Origin of the Tea Trade of the East India Company.—In 1668, the East India Company ordered “one hundred pounds weight of goode tey” to be sent home on speculation. A taste for the Chinese herb was created and carefully fostered; the invoice was increased from year to year, until it now amounts to 30,000,000 pounds weight (notwithstanding the excessive duty of 100 per cent, and the onerous restrictions of the commutation act, since 1784), yielding an annual revenue to government, on a luxury of life, of about 3,300,000_l_. sterling, with scarcely any trouble or expense in the collecting;—employing 35,000 tons of the finest shipping,—requiring annually nearly 1,000,000_l_. sterling worth of cotton, woollen, and iron manufactures, and affording employment to a numerous class of society, for the wholesale and retail dealing in a leaf collected on the mountains of a distant continent!
To enable them the better to prosecute this valuable commerce, the East India Company sought and obtained permission to build a factory at Canton, where their agents were permitted to reside six months in the year—a favour specifically accorded as a matter of compassion to foreigners, who are carefully debarred all intercourse with the interior of the country; a dread being entertained that the introduction of Europeans to settle in China, would lead (according also to ancient prophecy) to the total subversion of the empire.

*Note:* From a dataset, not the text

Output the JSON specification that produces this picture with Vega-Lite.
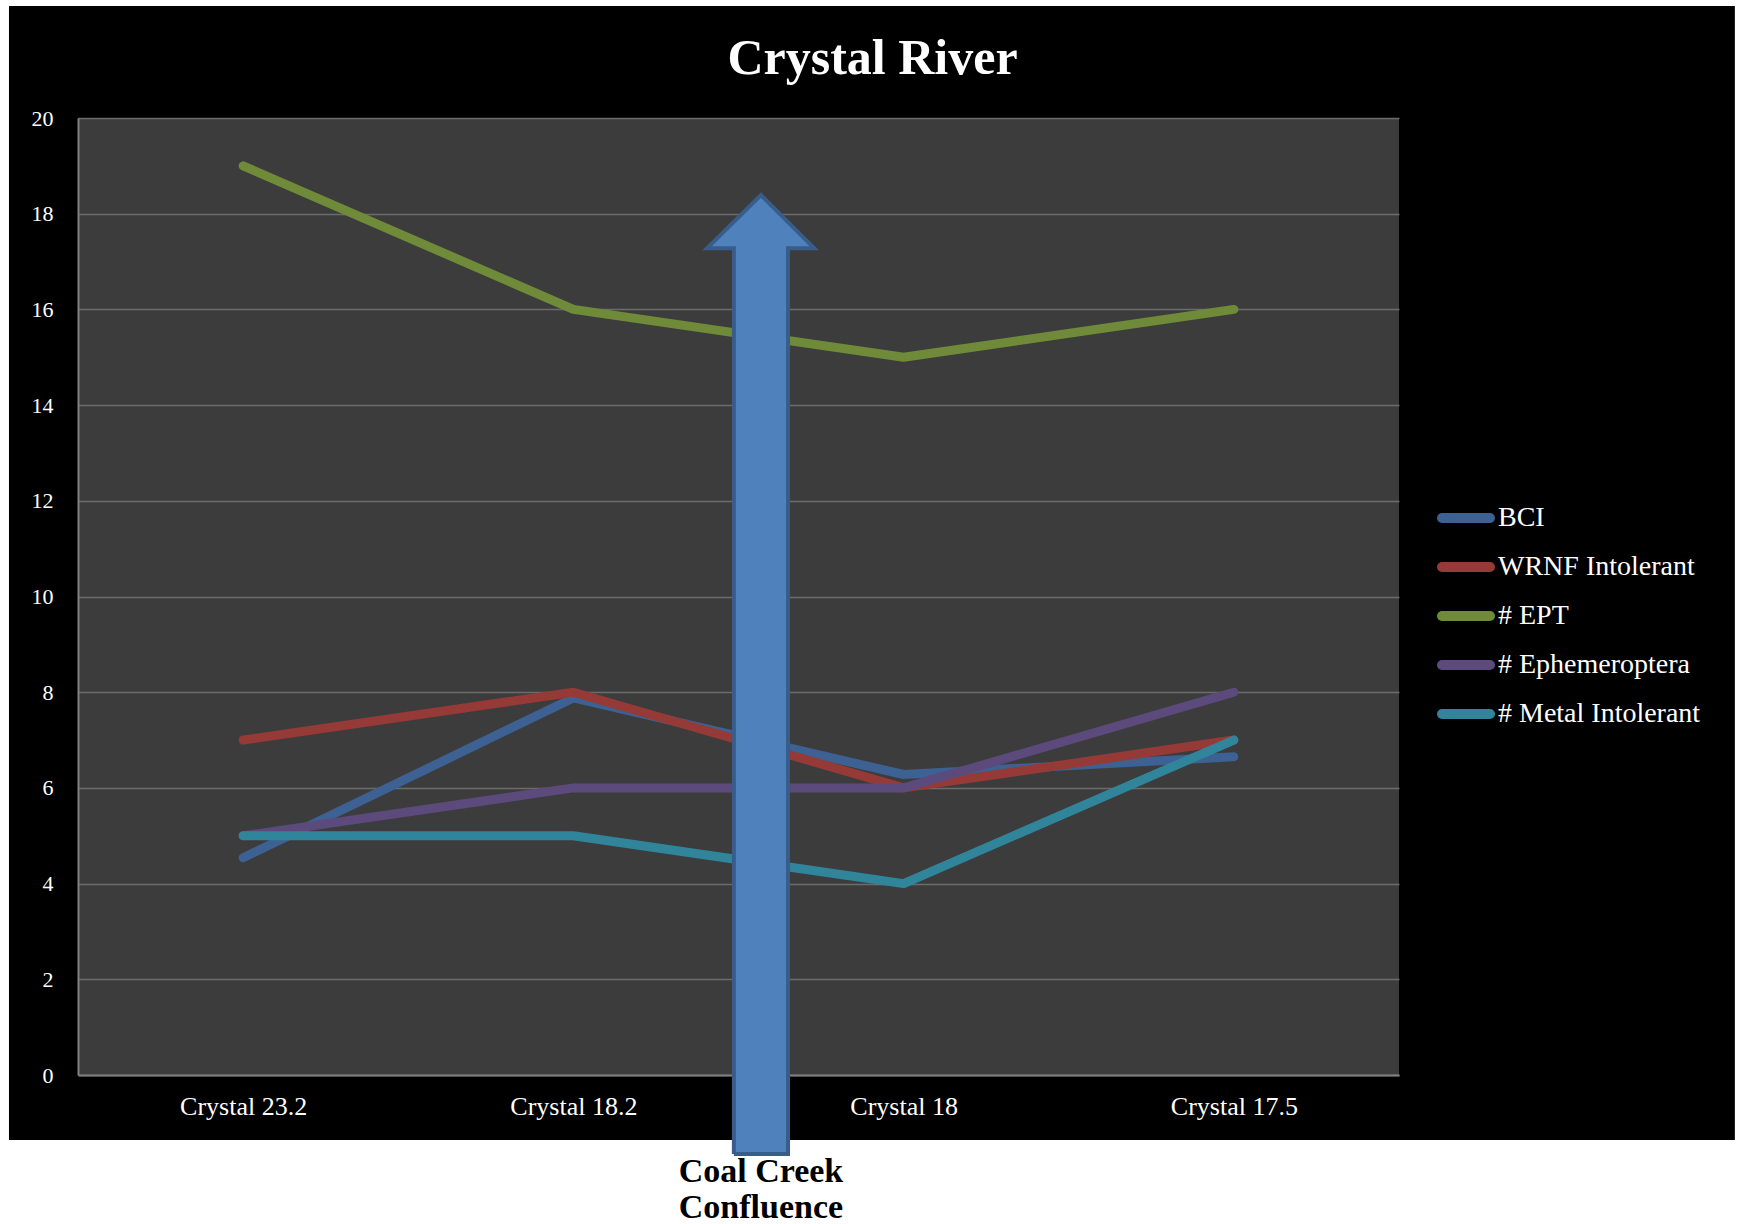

Other brunches of trade were subsequently added to that of tea. In 1773, the East India Company made a small adventure of opium[6] from Bengal to Canton; and the consumption of opium increased as rapidly among the Chinese as tea did among the English, until it now yields (although a contraband trade) 14,000,000 Spanish dollars annually,[7] and pays a revenue to the Indian Government of 1,800,000_l_. sterling. Raw cotton forms another extensive article of export to China; it is in general a less profitable remittance than bills of exchange, but the exportation is encouraged for the benefit of the Indian territories.